▸ **Exercise goal**: Output the data word for word, dropping every image.

▸ **Material**:

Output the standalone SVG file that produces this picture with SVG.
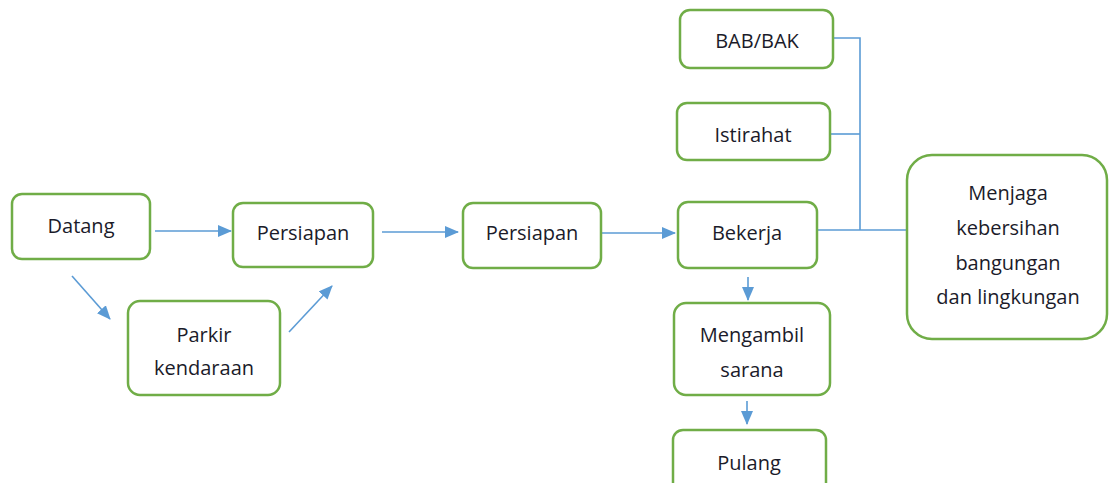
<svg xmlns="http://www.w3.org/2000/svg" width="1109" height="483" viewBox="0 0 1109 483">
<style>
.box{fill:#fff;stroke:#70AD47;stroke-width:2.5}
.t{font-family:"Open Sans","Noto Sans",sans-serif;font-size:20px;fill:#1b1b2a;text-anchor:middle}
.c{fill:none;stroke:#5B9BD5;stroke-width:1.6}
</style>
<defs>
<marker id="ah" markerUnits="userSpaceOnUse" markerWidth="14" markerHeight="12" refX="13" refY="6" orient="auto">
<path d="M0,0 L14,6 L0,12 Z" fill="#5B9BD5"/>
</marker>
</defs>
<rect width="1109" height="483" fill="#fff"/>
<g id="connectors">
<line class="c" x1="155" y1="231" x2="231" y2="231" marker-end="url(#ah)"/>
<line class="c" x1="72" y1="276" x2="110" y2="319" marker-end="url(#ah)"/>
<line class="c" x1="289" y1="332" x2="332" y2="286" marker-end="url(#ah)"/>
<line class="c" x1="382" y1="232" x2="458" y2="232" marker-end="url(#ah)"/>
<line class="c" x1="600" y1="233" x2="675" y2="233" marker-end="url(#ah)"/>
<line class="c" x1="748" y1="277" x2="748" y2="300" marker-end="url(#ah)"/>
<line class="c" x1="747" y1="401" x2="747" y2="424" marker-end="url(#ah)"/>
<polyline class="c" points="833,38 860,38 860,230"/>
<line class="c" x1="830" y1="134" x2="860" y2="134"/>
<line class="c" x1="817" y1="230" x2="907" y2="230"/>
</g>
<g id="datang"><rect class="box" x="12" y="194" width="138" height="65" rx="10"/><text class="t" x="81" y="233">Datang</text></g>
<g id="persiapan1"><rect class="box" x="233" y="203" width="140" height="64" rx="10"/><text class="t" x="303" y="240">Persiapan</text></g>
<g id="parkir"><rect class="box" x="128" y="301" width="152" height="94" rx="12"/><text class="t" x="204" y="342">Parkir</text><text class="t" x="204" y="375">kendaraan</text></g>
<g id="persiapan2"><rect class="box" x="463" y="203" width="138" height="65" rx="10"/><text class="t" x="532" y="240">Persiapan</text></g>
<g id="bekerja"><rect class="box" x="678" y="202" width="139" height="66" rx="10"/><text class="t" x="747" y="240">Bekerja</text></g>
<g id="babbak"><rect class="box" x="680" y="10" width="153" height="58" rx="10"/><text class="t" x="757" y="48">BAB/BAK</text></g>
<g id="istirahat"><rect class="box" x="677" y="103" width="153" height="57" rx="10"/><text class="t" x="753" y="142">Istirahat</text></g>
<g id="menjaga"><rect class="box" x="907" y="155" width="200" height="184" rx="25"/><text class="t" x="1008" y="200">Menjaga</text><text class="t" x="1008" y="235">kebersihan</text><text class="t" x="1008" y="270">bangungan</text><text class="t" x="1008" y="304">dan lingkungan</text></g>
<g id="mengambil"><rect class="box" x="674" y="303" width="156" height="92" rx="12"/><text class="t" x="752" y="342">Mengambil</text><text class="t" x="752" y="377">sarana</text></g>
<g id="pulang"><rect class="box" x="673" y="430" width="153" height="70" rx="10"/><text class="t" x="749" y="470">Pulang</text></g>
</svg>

▸ **Solution**:
Output the standalone SVG file that produces this picture with SVG.
<svg xmlns="http://www.w3.org/2000/svg" width="1109" height="483" viewBox="0 0 1109 483">
<style>
.box{fill:#fff;stroke:#70AD47;stroke-width:2.5}
.t{font-family:"Open Sans","Noto Sans",sans-serif;font-size:20px;fill:#1b1b2a;text-anchor:middle}
.c{fill:none;stroke:#5B9BD5;stroke-width:1.6}
</style>
<defs>
<marker id="ah" markerUnits="userSpaceOnUse" markerWidth="14" markerHeight="12" refX="13" refY="6" orient="auto">
<path d="M0,0 L14,6 L0,12 Z" fill="#5B9BD5"/>
</marker>
</defs>
<rect width="1109" height="483" fill="#fff"/>
<g id="connectors">
<line class="c" x1="155" y1="231" x2="231" y2="231" marker-end="url(#ah)"/>
<line class="c" x1="72" y1="276" x2="110" y2="319" marker-end="url(#ah)"/>
<line class="c" x1="289" y1="332" x2="332" y2="286" marker-end="url(#ah)"/>
<line class="c" x1="382" y1="232" x2="458" y2="232" marker-end="url(#ah)"/>
<line class="c" x1="600" y1="233" x2="675" y2="233" marker-end="url(#ah)"/>
<line class="c" x1="748" y1="277" x2="748" y2="300" marker-end="url(#ah)"/>
<line class="c" x1="747" y1="401" x2="747" y2="424" marker-end="url(#ah)"/>
<polyline class="c" points="833,38 860,38 860,230"/>
<line class="c" x1="830" y1="134" x2="860" y2="134"/>
<line class="c" x1="817" y1="230" x2="907" y2="230"/>
</g>
<g id="datang"><rect class="box" x="12" y="194" width="138" height="65" rx="10"/><text class="t" x="81" y="233">Datang</text></g>
<g id="persiapan1"><rect class="box" x="233" y="203" width="140" height="64" rx="10"/><text class="t" x="303" y="240">Persiapan</text></g>
<g id="parkir"><rect class="box" x="128" y="301" width="152" height="94" rx="12"/><text class="t" x="204" y="342">Parkir</text><text class="t" x="204" y="375">kendaraan</text></g>
<g id="persiapan2"><rect class="box" x="463" y="203" width="138" height="65" rx="10"/><text class="t" x="532" y="240">Persiapan</text></g>
<g id="bekerja"><rect class="box" x="678" y="202" width="139" height="66" rx="10"/><text class="t" x="747" y="240">Bekerja</text></g>
<g id="babbak"><rect class="box" x="680" y="10" width="153" height="58" rx="10"/><text class="t" x="757" y="48">BAB/BAK</text></g>
<g id="istirahat"><rect class="box" x="677" y="103" width="153" height="57" rx="10"/><text class="t" x="753" y="142">Istirahat</text></g>
<g id="menjaga"><rect class="box" x="907" y="155" width="200" height="184" rx="25"/><text class="t" x="1008" y="200">Menjaga</text><text class="t" x="1008" y="235">kebersihan</text><text class="t" x="1008" y="270">bangungan</text><text class="t" x="1008" y="304">dan lingkungan</text></g>
<g id="mengambil"><rect class="box" x="674" y="303" width="156" height="92" rx="12"/><text class="t" x="752" y="342">Mengambil</text><text class="t" x="752" y="377">sarana</text></g>
<g id="pulang"><rect class="box" x="673" y="430" width="153" height="70" rx="10"/><text class="t" x="749" y="470">Pulang</text></g>
</svg>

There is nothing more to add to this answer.